Kenangan masa lalupun
terputar kembali.
***
Pertama kali aku mengenalnya
saat temanku membuat sarung laptop sapi yang unyu. Aku kepo dengan kain apa
yang dipakainya. Bewarna warni segar di mata. Agak
kaku tapi mudah dibentuk. Memiliki tekstur sendiri. Lembut kasar gimana
gitu. Bisa menebak kain apakah itu? Yups, ternyata kain flanel namanya. Tak
cukup sampai disitu. Aku bertanya dimana ia membelinya, berapa harganya, dan cara
menjahitnya.
Bersyukur sekali temanku itu mau menularkan kemampuannya. Ia mau
mengajariku yang cengoh akan hal-hal
baru dalam hidupku. Dia sabar dan telaten pula. Penasaran siapakah dia? Ia bernama Elsita.
Ia mengajariku pertama kali cara menjahit dengan tusuk festoon. Tidak
seketika waktu itu aku langsung bisa mengikutinya, hehe. Butuh berulang kali
salah. Bahkan berulang kali bertanya sebab lupa langkah selanjutnya. Waktu itu
aku puas-puasin untuk belajar darinya. Meskipun sebenarnya tidak puas karena
ilmu yang nyantol alias yang bisa aku lakukan hanya tusuk feston saja.

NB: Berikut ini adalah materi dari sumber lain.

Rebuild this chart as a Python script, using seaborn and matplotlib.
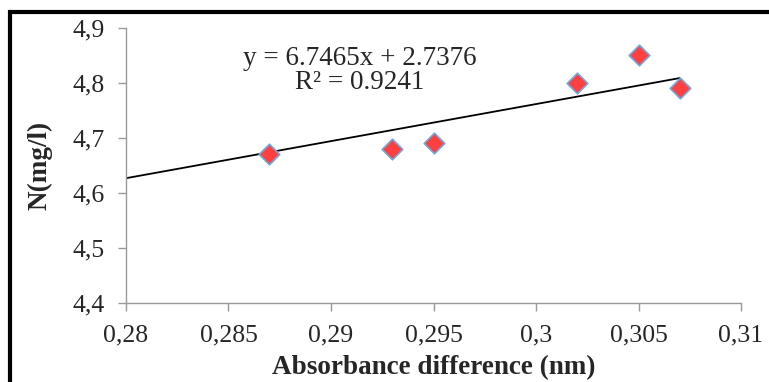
import numpy as np
import pandas as pd
import matplotlib
matplotlib.use("Agg")
import matplotlib.pyplot as plt
import seaborn as sns
from matplotlib.patches import Rectangle

# Data
absorbance = [0.287, 0.293, 0.295, 0.302, 0.305, 0.307]
nitrogen = [4.67, 4.68, 4.69, 4.80, 4.85, 4.79]
slope = 6.7465
intercept = 2.7376
r_squared = 0.9241
x_ticks = [0.28, 0.285, 0.29, 0.295, 0.30, 0.305, 0.31]
x_tick_labels = ["0,28", "0,285", "0,29", "0,295", "0,3", "0,305", "0,31"]
y_ticks = [4.4, 4.5, 4.6, 4.7, 4.8, 4.9]
y_tick_labels = ["4,4", "4,5", "4,6", "4,7", "4,8", "4,9"]
trend_x = [0.28, 0.307]

sns.set_theme(style="white")
plt.rcParams['font.family'] = ['Liberation Serif', 'DejaVu Serif']

df = pd.DataFrame({"x": absorbance, "y": nitrogen})
trend_df = pd.DataFrame({"x": trend_x, "y": [slope * v + intercept for v in trend_x]})

fig = plt.figure(figsize=(7.69, 3.82), dpi=100)
ax = fig.add_axes([126 / 769, 1 - 302.7 / 382, (741 - 126) / 769, (302.7 - 28) / 382])

sns.lineplot(data=trend_df, x="x", y="y", ax=ax, color="black", linewidth=1.3, zorder=2)
sns.scatterplot(data=df, x="x", y="y", ax=ax, marker="D", s=110, color="#FF4040",
                edgecolor="#6FA8DC", linewidth=1.2, zorder=3)

ax.set_xlim(0.28, 0.31)
ax.set_ylim(4.4, 4.9)
ax.set_xticks(x_ticks)
ax.set_xticklabels(x_tick_labels, fontsize=18.5)
ax.set_yticks(y_ticks)
ax.set_yticklabels(y_tick_labels, fontsize=18.5)
ax.tick_params(axis="both", direction="out", length=5.5, width=1, color="#999999",
               bottom=True, left=True)
ax.tick_params(axis="x", pad=10)
ax.tick_params(axis="y", pad=10)
for s in ["top", "right"]:
    ax.spines[s].set_visible(False)
for s in ["left", "bottom"]:
    ax.spines[s].set_color("#999999")
    ax.spines[s].set_linewidth(1)

ax.set_xlabel("Absorbance difference (nm)", fontsize=19.5, fontweight="bold")
ax.xaxis.set_label_coords(0.5, -0.19)
ax.set_ylabel("N(mg/l)", fontsize=19.5, fontweight="bold")
ax.yaxis.set_label_coords(-0.119, 0.5)

ax.text(0.2914, 4.8226, f"y = {slope}x + {intercept}\nR² = {r_squared}", fontsize=19.5,
        ha="center", va="center", transform=ax.transData, linespacing=0.95)

fig.patches.append(Rectangle((10 / 769, -0.05), 1.0, 1 - 12 / 382 + 0.05,
                             transform=fig.transFigure, fill=False, edgecolor="black",
                             linewidth=3, zorder=10))

fig.savefig("out.png", dpi=100)
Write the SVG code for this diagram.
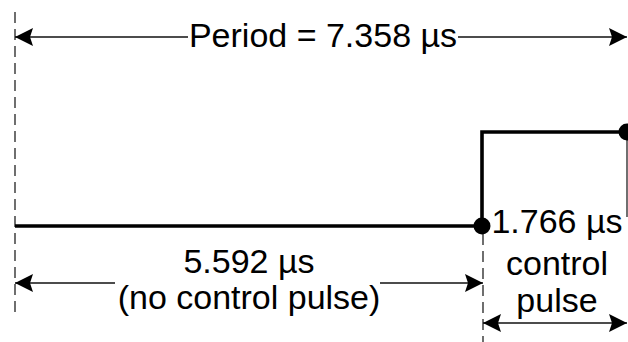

Beberapa hari kemudian. Sungguh aku lupa bagaimana jalan ceritanya.
Tiba-tiba temanku itu memberikan seluruh flanel yang ia miliki. Tak hanya itu
jarum, benang, dan dakronnyapun turut merangsek ke dalam tas kresek yang ia
berikan kepadaku. Masyaa Allah, rezeki yang tak terduga. Ada rasa sungkan waktu
itu untuk menerimanya. Lalu terlontar dari mulutku, "Aku ganti berapa nih
El?”
"Sudah. Enggak usah diganti, Mi. Itu buat kamu aja."
Jawabnya.
"Beneran nih? Alhamdulillah. Makasih
Elsita."
Seneng dong rasanya dikasih yang kita pengenin. Tapi di sisi lain aku
sedih mau aku apakan kain-kain unyu ini. Belum ada ide kala itu. Sementara
waktu aku diemin begitu saja kain-kain di dalam kardus.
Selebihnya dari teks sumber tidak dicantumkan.